What you are asked to do
Write the data below out exactly as it stands. Do not include the pictures.

Data extract

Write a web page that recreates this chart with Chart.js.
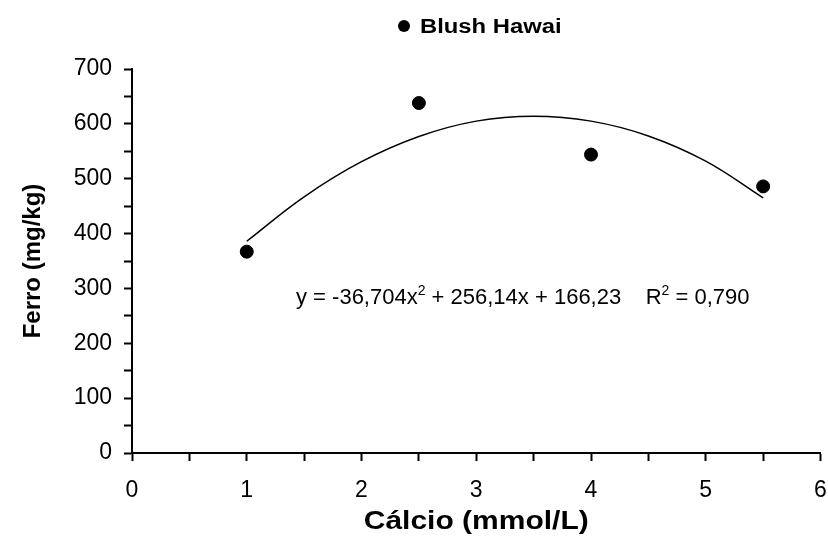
<!DOCTYPE html>
<html>
<head>
<meta charset="utf-8">
<script src="https://cdn.jsdelivr.net/npm/chart.js@4.4.0/dist/chart.umd.min.js"></script>
<style>
  html, body { margin: 0; padding: 0; background: #fff; }
  #wrap { width: 828px; height: 544px; }
</style>
</head>
<body>
<div id="wrap"><canvas id="ferroChart"></canvas></div>
<script>
// measured points (Cálcio vs Ferro)
const calcio = [1, 2.5, 4, 5.5];
const ferro = [367, 638, 544, 486];

// trend line
const trendX = [1, 1.5, 2, 2.5, 3, 3.5, 4, 4.5, 5, 5.5];
const trendY = [386, 467, 531, 577, 605, 614, 605, 578, 532, 465];

const seriesName = 'Blush Hawai';
const xTitle = 'Cálcio (mmol/L)';
const yTitle = 'Ferro (mg/kg)';
const eqParts = ['y = -36,704x', '2', ' + 256,14x + 166,23    R', '2', ' = 0,790'];

const FONT = '"Liberation Sans", Arial, sans-serif';

// text in the original is a bit wider than the font, so stretch it sideways
function wideText(ctx, text, x, y, sx) {
  ctx.save();
  ctx.translate(x, y);
  ctx.scale(sx, 1);
  ctx.fillText(text, 0, 0);
  ctx.restore();
}

// legend, x title and equation drawn by hand
const extraText = {
  id: 'extraText',
  afterDraw(chart) {
    const ctx = chart.ctx;
    ctx.save();
    ctx.fillStyle = '#000';
    ctx.textBaseline = 'middle';

    // legend
    ctx.beginPath();
    ctx.arc(404, 26, 6, 0, Math.PI * 2);
    ctx.fill();
    ctx.font = 'bold 20px ' + FONT;
    ctx.textAlign = 'left';
    wideText(ctx, seriesName, 420, 27, 1.19);

    // x axis title
    ctx.font = 'bold 25px ' + FONT;
    ctx.textAlign = 'center';
    wideText(ctx, xTitle, (chart.chartArea.left + chart.chartArea.right) / 2, 522, 1.2);

    // equation with superscripts
    ctx.textAlign = 'left';
    let x = 296;
    eqParts.forEach((part, i) => {
      const sup = i % 2 === 1;
      ctx.font = (sup ? '14px ' : '22px ') + FONT;
      ctx.fillText(part, x, sup ? 291 : 298);
      x += ctx.measureText(part).width;
    });
    ctx.restore();
  }
};

const ctx = document.getElementById('ferroChart').getContext('2d');
new Chart(ctx, {
  type: 'scatter',
  data: {
    datasets: [{
      label: seriesName,
      data: calcio.map((c, i) => ({ x: c, y: ferro[i] })),
      backgroundColor: '#000',
      borderColor: '#000',
      pointRadius: 6.5,
      pointHoverRadius: 6.5
    }, {
      label: 'trend',
      data: trendX.map((c, i) => ({ x: c, y: trendY[i] })),
      showLine: true,
      borderColor: '#000',
      borderWidth: 1.5,
      pointRadius: 0,
      tension: 0.4,
      fill: false
    }]
  },
  options: {
    responsive: true,
    maintainAspectRatio: false,
    animation: false,
    layout: { padding: { top: 69, right: 6, bottom: 0, left: 0 } },
    plugins: {
      legend: { display: false },
      tooltip: { enabled: false }
    },
    scales: {
      x: {
        type: 'linear',
        min: 0,
        max: 6,
        afterFit: s => { s.height = 91; s.paddingRight = 0; },
        ticks: {
          stepSize: 0.5,
          color: '#000',
          padding: 16,
          maxRotation: 0,
          autoSkip: false,
          font: { family: FONT, size: 23 },
          callback: v => (Number.isInteger(v) ? v : '')
        },
        grid: {
          drawOnChartArea: false,
          color: '#000',
          tickLength: 8,
          tickWidth: 2
        },
        border: { color: '#000', width: 2 }
      },
      y: {
        min: 0,
        max: 700,
        afterFit: s => { s.width = 132; },
        ticks: {
          stepSize: 50,
          color: '#000',
          padding: 12,
          autoSkip: false,
          font: { family: FONT, size: 23 },
          callback: v => (v % 100 === 0 ? v : '')
        },
        grid: {
          drawOnChartArea: false,
          color: '#000',
          tickLength: 8,
          tickWidth: 2
        },
        border: { color: '#000', width: 2 },
        title: {
          display: true,
          text: yTitle,
          color: '#000',
          font: { family: FONT, size: 24, weight: 'bold' },
          padding: { top: 19, bottom: 0 }
        }
      }
    }
  },
  plugins: [extraText]
});
</script>
</body>
</html>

Answer for this exercise
Write a web page that recreates this chart with Chart.js.
<!DOCTYPE html>
<html>
<head>
<meta charset="utf-8">
<script src="https://cdn.jsdelivr.net/npm/chart.js@4.4.0/dist/chart.umd.min.js"></script>
<style>
  html, body { margin: 0; padding: 0; background: #fff; }
  #wrap { width: 828px; height: 544px; }
</style>
</head>
<body>
<div id="wrap"><canvas id="ferroChart"></canvas></div>
<script>
// measured points (Cálcio vs Ferro)
const calcio = [1, 2.5, 4, 5.5];
const ferro = [367, 638, 544, 486];

// trend line
const trendX = [1, 1.5, 2, 2.5, 3, 3.5, 4, 4.5, 5, 5.5];
const trendY = [386, 467, 531, 577, 605, 614, 605, 578, 532, 465];

const seriesName = 'Blush Hawai';
const xTitle = 'Cálcio (mmol/L)';
const yTitle = 'Ferro (mg/kg)';
const eqParts = ['y = -36,704x', '2', ' + 256,14x + 166,23    R', '2', ' = 0,790'];

const FONT = '"Liberation Sans", Arial, sans-serif';

// text in the original is a bit wider than the font, so stretch it sideways
function wideText(ctx, text, x, y, sx) {
  ctx.save();
  ctx.translate(x, y);
  ctx.scale(sx, 1);
  ctx.fillText(text, 0, 0);
  ctx.restore();
}

// legend, x title and equation drawn by hand
const extraText = {
  id: 'extraText',
  afterDraw(chart) {
    const ctx = chart.ctx;
    ctx.save();
    ctx.fillStyle = '#000';
    ctx.textBaseline = 'middle';

    // legend
    ctx.beginPath();
    ctx.arc(404, 26, 6, 0, Math.PI * 2);
    ctx.fill();
    ctx.font = 'bold 20px ' + FONT;
    ctx.textAlign = 'left';
    wideText(ctx, seriesName, 420, 27, 1.19);

    // x axis title
    ctx.font = 'bold 25px ' + FONT;
    ctx.textAlign = 'center';
    wideText(ctx, xTitle, (chart.chartArea.left + chart.chartArea.right) / 2, 522, 1.2);

    // equation with superscripts
    ctx.textAlign = 'left';
    let x = 296;
    eqParts.forEach((part, i) => {
      const sup = i % 2 === 1;
      ctx.font = (sup ? '14px ' : '22px ') + FONT;
      ctx.fillText(part, x, sup ? 291 : 298);
      x += ctx.measureText(part).width;
    });
    ctx.restore();
  }
};

const ctx = document.getElementById('ferroChart').getContext('2d');
new Chart(ctx, {
  type: 'scatter',
  data: {
    datasets: [{
      label: seriesName,
      data: calcio.map((c, i) => ({ x: c, y: ferro[i] })),
      backgroundColor: '#000',
      borderColor: '#000',
      pointRadius: 6.5,
      pointHoverRadius: 6.5
    }, {
      label: 'trend',
      data: trendX.map((c, i) => ({ x: c, y: trendY[i] })),
      showLine: true,
      borderColor: '#000',
      borderWidth: 1.5,
      pointRadius: 0,
      tension: 0.4,
      fill: false
    }]
  },
  options: {
    responsive: true,
    maintainAspectRatio: false,
    animation: false,
    layout: { padding: { top: 69, right: 6, bottom: 0, left: 0 } },
    plugins: {
      legend: { display: false },
      tooltip: { enabled: false }
    },
    scales: {
      x: {
        type: 'linear',
        min: 0,
        max: 6,
        afterFit: s => { s.height = 91; s.paddingRight = 0; },
        ticks: {
          stepSize: 0.5,
          color: '#000',
          padding: 16,
          maxRotation: 0,
          autoSkip: false,
          font: { family: FONT, size: 23 },
          callback: v => (Number.isInteger(v) ? v : '')
        },
        grid: {
          drawOnChartArea: false,
          color: '#000',
          tickLength: 8,
          tickWidth: 2
        },
        border: { color: '#000', width: 2 }
      },
      y: {
        min: 0,
        max: 700,
        afterFit: s => { s.width = 132; },
        ticks: {
          stepSize: 50,
          color: '#000',
          padding: 12,
          autoSkip: false,
          font: { family: FONT, size: 23 },
          callback: v => (v % 100 === 0 ? v : '')
        },
        grid: {
          drawOnChartArea: false,
          color: '#000',
          tickLength: 8,
          tickWidth: 2
        },
        border: { color: '#000', width: 2 },
        title: {
          display: true,
          text: yTitle,
          color: '#000',
          font: { family: FONT, size: 24, weight: 'bold' },
          padding: { top: 19, bottom: 0 }
        }
      }
    }
  },
  plugins: [extraText]
});
</script>
</body>
</html>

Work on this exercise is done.